As a daughter of immigrants, Ms. Kejriwal says she feels driven to professional achievement by her parents’ sacrifices, so work is usually foremost in her mind. Still, she says she admires peers who appear to break free, mentally or geographically by living the #vanlife. All for show Plenty of people feign work-life balance, several other young professionals told me.

They make a show of setting limits or post recreational photos on social media to suggest that they have robust personal lives when, in reality, they’re just as consumed by their jobs as everyone else.

Josh Lospinoso, the 36-year-old chief executive of cybersecurity firm Shift5, says he learned the concept of performative balance when he was a Rhodes scholar at the University of Oxford.
“It’s this idea that if you’re up late at night studying and you’re not out at the pub, then you’re a try-hard and that’s not an admirable quality,” he says.

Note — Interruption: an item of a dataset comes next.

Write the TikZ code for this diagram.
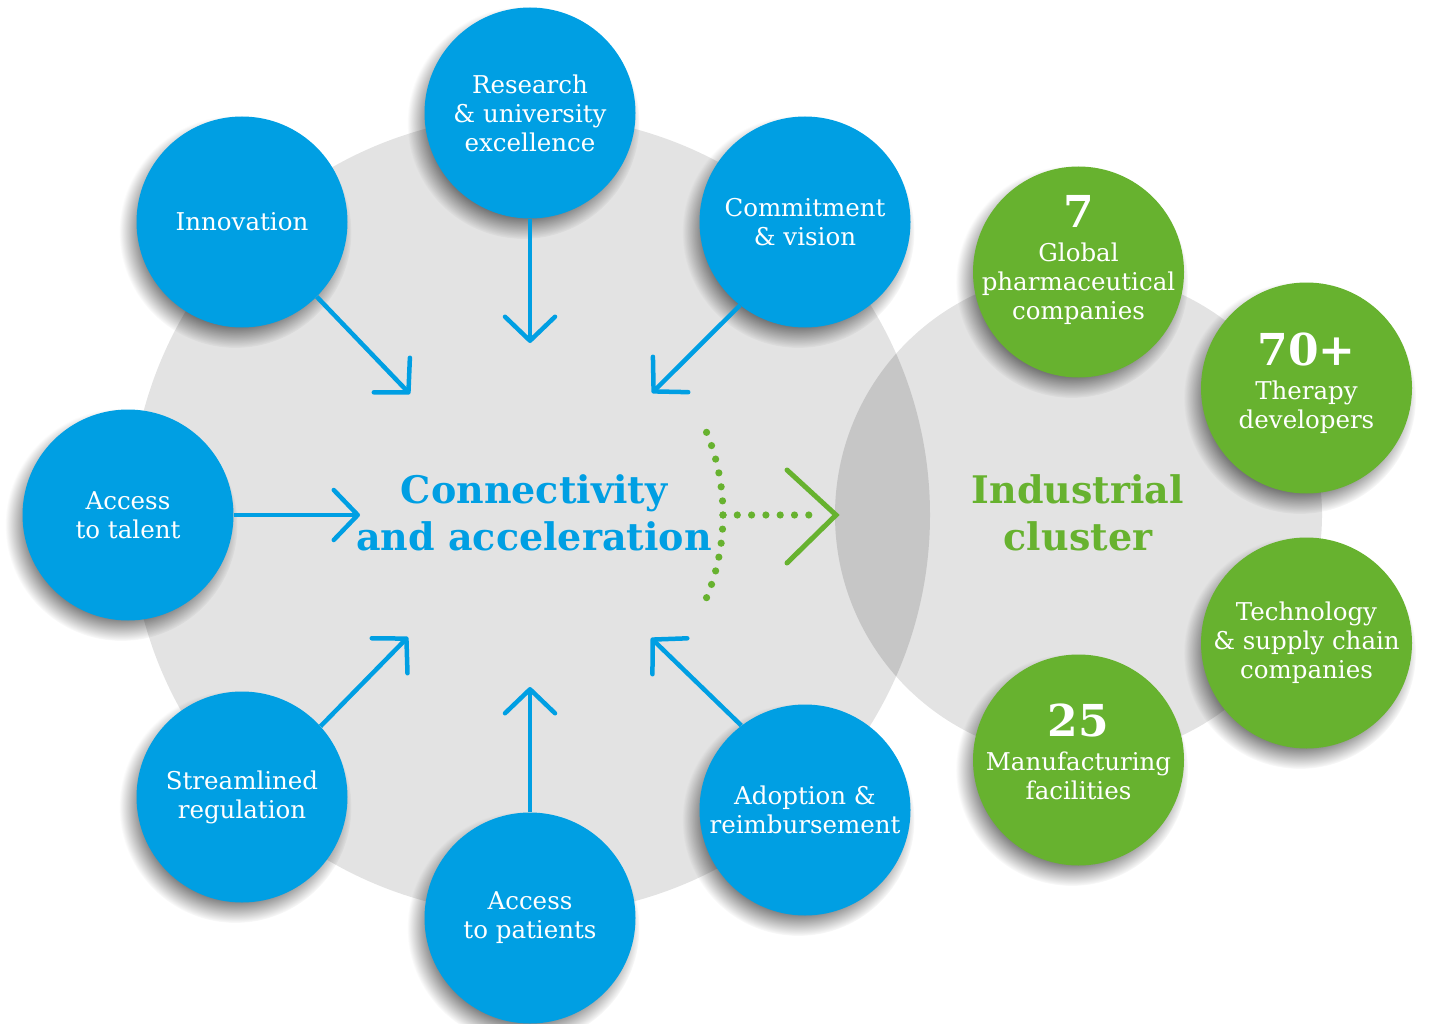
\documentclass[tikz,border=0pt]{standalone}
\usepackage{fontspec}
\setmainfont{DejaVu Serif}
\usetikzlibrary{arrows.meta,shadows,fadings}

\definecolor{cblue}{HTML}{009FE3}
\definecolor{cgreen}{HTML}{67B22F}
\definecolor{lgrey}{HTML}{E3E3E3}
\definecolor{dgrey}{HTML}{C6C6C6}

\newcommand{\bignum}[1]{{\fontsize{44}{44}\selectfont\bfseries #1}}

\tikzset{
  btxt/.style={inner sep=0pt,text=white,align=center,font=\fontsize{24.5}{29}\selectfont},
  bubble/.style={circle,minimum size=211pt,btxt,
    general shadow={fill=black,opacity=.5,path fading=circle with fuzzy edge 20 percent,
      shadow xshift=-6pt,shadow yshift=-9pt,shadow scale=1.1}},
  driver/.style={bubble,fill=cblue},
  asset/.style={bubble,fill=cgreen},
  feed/.style={draw=cblue,line width=4.5pt,-{Straight Barb[length=24pt,width=50pt,round]}},
  headline/.style={align=center,font=\fontsize{38}{47}\selectfont\bfseries},
  gdots/.style={draw=cgreen,line width=7.2pt,line cap=round,dash pattern=on 0pt off 14.3pt},
  chevron/.style={draw=cgreen,line width=5pt,line cap=round}
}

\begin{document}
\begin{tikzpicture}[x=1pt,y=-1pt]
  \useasboundingbox (0,0) rectangle (1431,1024);
  \coordinate (hub) at (530,515);
  \coordinate (clu) at (1078.5,515);

  % the two discs and their overlap
  \fill[lgrey] (hub) circle[radius=400pt];
  \fill[lgrey] (clu) circle[radius=243.5pt];
  \begin{scope}
    \clip (hub) circle[radius=400pt];
    \fill[dgrey] (clu) circle[radius=243.5pt];
  \end{scope}

  % drivers
  \node[driver] (res) at (530,113)   {Research\\\& university\\excellence};
  \node[driver] (inn) at (242,222)   {Innovation};
  \node[driver] (com) at (805,222)   {Commitment\\\& vision};
  \node[driver] (tal) at (128,515)   {Access\\to talent};
  \node[driver] (str) at (242,797)   {Streamlined\\regulation};
  \node[driver] (pat) at (530,918)   {Access\\to patients};
  \node[driver] (ado) at (805,810)   {Adoption \&\\reimbursement};

  % cluster
  \node[asset] (pha) at (1078.5,272) {};
  \node[asset] (the) at (1306.5,388) {};
  \node[asset] (tec) at (1306.5,643) {Technology\\\& supply chain\\companies};
  \node[asset] (man) at (1078.5,760) {};
  \node[btxt,yshift=11.5pt] (pha-t) at (pha) {\bignum{7}\\[5pt]Global\\pharmaceutical\\companies};
  \node[btxt,yshift=4.5pt]  (the-t) at (the) {\bignum{70+}\\[5pt]Therapy\\developers};
  \node[btxt,yshift=8.5pt]  (man-t) at (man) {\bignum{25}\\[5pt]Manufacturing\\facilities};

  \node[headline,text=cblue]  (con) at (534,513) {Connectivity\\and acceleration};
  \node[headline,text=cgreen] (ind) at (1078,513) {Industrial\\cluster};

  % arrow ends
  \coordinate (tres) at (530,343);
  \coordinate (tinn) at (410,394);
  \coordinate (tcom) at (652,393);
  \coordinate (ttal) at (360,515);
  \coordinate (tstr) at (408,637);
  \coordinate (tpat) at (530,687);
  \coordinate (tado) at (651,638);

  \draw[feed] (res.south) -- (tres);
  \draw[feed] (inn.315)   -- (tinn);
  \draw[feed] (com.232)   -- (tcom);
  \draw[feed] (tal.east)  -- (ttal);
  \draw[feed] (str.42)    -- (tstr);
  \draw[feed] (pat.north) -- (tpat);
  \draw[feed] (ado.127)   -- (tado);

  % green hand-over
  \coordinate (arcc) at (507,515);
  \coordinate (gmid) at (723,515);
  \coordinate (gend) at (810,515);
  \coordinate (gtip) at (836,515);
  \foreach \a in {-22.5,-18.75,...,22.6}
    \fill[cgreen] (arcc) ++(\a:216) circle[radius=3.6pt];
  \draw[gdots] (gmid) -- (gend);
  \draw[chevron] ([shift={(-49,-45)}]gtip) -- (gtip) -- ([shift={(-49,48)}]gtip);
\end{tikzpicture}
\end{document}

He sees the same dynamic at play in the workplace, where it’s cool to be young and successful but decidedly uncool to look like you do well by giving everything to your job.

Daniel Zauderer, executive director of Grassroots Grocery, a New York City nonprofit, took a few days off this month to hike in the Catskills. In the fresh mountain air, he says, he was already planning the LinkedIn post he would write about the importance of taking breaks—which he seldom does.

Mr. Zauderer, 35, ran a marathon last fall but says training was more like an extension of work than a hobby. He did it to raise about $60,000 for his organization, which he started as a side hustle in 2020 while teaching sixth-grade humanities in the Bronx. He quit teaching a year later and poured those hours onto what he was already putting into the nonprofit. So he still works the equivalent of two full-time jobs. Sometimes he wishes he could be more like peers who treat work like one small piece of their identities, or claim to. “There’s just something within me that doesn’t allow that,” he says. “I envy people that can do it.”